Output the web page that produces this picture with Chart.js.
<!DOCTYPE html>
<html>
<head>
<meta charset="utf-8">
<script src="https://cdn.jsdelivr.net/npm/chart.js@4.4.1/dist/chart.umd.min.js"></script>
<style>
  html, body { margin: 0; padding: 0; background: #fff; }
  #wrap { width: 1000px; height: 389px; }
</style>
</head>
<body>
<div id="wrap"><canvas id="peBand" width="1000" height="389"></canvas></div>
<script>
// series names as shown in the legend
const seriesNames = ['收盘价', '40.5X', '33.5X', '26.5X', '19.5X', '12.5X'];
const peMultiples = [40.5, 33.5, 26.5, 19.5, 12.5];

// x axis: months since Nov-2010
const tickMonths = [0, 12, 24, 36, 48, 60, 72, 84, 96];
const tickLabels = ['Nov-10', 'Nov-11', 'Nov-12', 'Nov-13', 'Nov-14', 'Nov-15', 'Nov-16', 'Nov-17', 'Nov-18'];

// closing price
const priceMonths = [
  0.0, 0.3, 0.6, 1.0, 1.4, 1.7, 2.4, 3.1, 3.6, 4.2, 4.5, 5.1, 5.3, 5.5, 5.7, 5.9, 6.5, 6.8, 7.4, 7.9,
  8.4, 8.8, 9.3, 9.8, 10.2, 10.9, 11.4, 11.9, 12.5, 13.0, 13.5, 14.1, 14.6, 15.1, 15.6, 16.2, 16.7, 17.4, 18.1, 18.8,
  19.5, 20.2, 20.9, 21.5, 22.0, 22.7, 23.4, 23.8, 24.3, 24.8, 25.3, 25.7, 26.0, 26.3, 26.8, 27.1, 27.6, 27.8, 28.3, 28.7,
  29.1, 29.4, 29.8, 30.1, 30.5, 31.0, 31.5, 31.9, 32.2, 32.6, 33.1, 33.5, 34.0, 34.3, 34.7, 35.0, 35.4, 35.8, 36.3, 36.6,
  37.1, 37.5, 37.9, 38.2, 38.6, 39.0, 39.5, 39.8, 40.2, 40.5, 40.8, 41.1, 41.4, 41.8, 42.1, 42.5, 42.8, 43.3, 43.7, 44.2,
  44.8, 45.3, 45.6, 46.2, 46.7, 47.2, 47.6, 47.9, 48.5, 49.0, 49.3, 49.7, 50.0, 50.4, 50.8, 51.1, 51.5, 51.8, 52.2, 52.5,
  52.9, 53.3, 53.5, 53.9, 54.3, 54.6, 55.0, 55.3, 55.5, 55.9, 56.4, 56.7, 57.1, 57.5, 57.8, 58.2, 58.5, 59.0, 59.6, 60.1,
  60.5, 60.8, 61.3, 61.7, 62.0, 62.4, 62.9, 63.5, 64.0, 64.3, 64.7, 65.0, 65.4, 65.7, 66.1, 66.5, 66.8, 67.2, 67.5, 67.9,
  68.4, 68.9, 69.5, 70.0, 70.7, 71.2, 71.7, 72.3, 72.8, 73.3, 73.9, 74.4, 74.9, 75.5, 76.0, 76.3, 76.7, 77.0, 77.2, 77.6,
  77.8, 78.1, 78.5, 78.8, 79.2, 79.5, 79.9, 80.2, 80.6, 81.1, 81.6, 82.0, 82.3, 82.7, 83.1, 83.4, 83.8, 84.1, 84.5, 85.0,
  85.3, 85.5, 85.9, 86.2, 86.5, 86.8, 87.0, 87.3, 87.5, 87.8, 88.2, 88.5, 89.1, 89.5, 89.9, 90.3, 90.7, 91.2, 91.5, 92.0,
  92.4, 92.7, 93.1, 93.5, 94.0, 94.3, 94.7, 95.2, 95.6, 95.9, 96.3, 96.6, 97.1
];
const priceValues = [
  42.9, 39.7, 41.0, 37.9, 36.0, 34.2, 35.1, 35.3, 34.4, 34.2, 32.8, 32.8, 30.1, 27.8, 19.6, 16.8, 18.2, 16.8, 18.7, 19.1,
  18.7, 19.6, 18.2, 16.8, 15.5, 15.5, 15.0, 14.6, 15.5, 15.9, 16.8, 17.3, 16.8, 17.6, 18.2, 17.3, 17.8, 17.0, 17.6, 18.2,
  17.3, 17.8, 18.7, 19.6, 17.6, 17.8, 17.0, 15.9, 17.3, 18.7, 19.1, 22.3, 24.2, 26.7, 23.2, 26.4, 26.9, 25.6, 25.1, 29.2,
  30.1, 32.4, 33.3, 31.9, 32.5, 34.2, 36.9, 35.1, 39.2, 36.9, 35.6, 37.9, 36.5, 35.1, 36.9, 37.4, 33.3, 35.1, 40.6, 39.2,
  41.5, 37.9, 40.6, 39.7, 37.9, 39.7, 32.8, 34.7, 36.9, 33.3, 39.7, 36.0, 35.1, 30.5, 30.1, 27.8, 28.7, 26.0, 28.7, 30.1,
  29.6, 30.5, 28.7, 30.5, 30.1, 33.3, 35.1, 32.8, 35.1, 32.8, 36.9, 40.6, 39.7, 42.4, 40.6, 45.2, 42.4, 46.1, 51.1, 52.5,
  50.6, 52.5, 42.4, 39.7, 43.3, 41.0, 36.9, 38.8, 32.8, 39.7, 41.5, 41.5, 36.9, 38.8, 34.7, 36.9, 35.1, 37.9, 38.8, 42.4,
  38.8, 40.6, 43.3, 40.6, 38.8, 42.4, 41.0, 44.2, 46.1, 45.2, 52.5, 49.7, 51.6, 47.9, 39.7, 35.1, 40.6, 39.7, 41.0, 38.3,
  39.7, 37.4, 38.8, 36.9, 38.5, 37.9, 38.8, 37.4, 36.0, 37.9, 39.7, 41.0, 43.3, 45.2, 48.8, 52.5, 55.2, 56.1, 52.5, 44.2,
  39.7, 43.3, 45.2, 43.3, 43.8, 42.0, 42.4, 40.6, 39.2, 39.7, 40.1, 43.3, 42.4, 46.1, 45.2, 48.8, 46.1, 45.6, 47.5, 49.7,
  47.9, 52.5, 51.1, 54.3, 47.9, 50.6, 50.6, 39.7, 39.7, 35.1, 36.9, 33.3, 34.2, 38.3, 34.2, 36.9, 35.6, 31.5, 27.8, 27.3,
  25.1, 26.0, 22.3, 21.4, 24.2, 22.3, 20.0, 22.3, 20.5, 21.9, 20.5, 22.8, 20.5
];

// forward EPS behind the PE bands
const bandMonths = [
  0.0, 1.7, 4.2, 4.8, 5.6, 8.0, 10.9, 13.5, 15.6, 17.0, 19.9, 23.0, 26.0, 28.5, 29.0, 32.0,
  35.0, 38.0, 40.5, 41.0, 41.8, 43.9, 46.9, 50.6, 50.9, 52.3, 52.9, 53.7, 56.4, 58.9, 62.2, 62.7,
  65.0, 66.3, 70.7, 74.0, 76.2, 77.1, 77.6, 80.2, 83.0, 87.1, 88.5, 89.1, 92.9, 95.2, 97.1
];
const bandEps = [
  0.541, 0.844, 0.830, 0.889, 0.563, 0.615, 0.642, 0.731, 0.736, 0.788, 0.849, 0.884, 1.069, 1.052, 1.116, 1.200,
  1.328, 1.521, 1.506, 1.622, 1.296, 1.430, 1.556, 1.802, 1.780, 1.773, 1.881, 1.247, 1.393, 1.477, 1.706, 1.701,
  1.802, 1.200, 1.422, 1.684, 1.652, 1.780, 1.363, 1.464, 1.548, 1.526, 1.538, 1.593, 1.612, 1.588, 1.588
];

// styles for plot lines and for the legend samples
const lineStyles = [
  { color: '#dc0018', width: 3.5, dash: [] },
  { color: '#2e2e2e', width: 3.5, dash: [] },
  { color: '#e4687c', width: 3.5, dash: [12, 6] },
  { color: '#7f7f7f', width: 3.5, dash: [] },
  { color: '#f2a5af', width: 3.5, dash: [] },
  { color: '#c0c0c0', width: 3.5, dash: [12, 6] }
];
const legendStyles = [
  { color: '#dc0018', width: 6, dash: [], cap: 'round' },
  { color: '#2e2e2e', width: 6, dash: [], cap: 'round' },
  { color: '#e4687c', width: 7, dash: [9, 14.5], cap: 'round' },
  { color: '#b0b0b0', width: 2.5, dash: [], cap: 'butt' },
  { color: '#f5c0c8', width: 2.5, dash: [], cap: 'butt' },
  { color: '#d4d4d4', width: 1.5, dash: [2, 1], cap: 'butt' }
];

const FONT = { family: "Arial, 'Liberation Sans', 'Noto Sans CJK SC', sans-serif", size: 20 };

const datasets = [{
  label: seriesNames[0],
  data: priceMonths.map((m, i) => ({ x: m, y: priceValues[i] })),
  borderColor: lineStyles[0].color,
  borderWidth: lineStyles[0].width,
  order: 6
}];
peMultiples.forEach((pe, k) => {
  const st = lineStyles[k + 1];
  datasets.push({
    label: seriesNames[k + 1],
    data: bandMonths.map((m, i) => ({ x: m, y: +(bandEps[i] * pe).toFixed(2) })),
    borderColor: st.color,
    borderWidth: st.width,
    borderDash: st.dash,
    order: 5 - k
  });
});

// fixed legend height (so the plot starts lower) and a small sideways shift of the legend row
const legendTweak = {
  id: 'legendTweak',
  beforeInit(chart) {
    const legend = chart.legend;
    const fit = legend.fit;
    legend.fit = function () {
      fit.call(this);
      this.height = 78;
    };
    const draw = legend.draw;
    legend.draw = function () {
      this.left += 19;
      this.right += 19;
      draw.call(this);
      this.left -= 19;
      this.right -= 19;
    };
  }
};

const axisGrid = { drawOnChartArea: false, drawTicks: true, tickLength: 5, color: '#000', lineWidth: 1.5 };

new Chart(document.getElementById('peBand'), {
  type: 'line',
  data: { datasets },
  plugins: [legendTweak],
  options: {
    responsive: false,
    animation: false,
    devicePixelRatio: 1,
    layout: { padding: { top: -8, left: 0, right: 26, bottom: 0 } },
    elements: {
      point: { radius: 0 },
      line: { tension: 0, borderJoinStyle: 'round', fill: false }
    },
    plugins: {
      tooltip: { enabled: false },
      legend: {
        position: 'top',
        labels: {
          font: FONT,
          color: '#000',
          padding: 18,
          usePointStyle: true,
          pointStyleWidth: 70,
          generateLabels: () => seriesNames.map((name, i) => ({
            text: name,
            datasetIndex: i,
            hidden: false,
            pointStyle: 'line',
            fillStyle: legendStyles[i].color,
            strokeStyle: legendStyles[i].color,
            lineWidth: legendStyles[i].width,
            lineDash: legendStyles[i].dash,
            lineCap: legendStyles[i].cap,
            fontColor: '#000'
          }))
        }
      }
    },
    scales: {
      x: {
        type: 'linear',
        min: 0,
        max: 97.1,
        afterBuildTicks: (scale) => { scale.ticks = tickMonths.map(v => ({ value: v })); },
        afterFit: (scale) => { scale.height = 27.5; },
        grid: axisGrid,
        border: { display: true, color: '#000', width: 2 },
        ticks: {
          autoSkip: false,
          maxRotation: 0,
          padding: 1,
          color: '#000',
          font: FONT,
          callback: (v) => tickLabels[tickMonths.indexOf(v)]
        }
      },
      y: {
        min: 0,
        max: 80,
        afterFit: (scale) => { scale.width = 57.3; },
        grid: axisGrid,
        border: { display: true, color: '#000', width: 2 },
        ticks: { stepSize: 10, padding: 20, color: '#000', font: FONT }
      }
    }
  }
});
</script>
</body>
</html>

____

EXERCISE: Lines from the beginning of the data above through the line containing "const peMultiples = [40.5, 33.5, 26.5, 19.5, 12.5];" are to be returned exactly, and no others.

THE RESULT:
Output the web page that produces this picture with Chart.js.
<!DOCTYPE html>
<html>
<head>
<meta charset="utf-8">
<script src="https://cdn.jsdelivr.net/npm/chart.js@4.4.1/dist/chart.umd.min.js"></script>
<style>
  html, body { margin: 0; padding: 0; background: #fff; }
  #wrap { width: 1000px; height: 389px; }
</style>
</head>
<body>
<div id="wrap"><canvas id="peBand" width="1000" height="389"></canvas></div>
<script>
// series names as shown in the legend
const seriesNames = ['收盘价', '40.5X', '33.5X', '26.5X', '19.5X', '12.5X'];
const peMultiples = [40.5, 33.5, 26.5, 19.5, 12.5];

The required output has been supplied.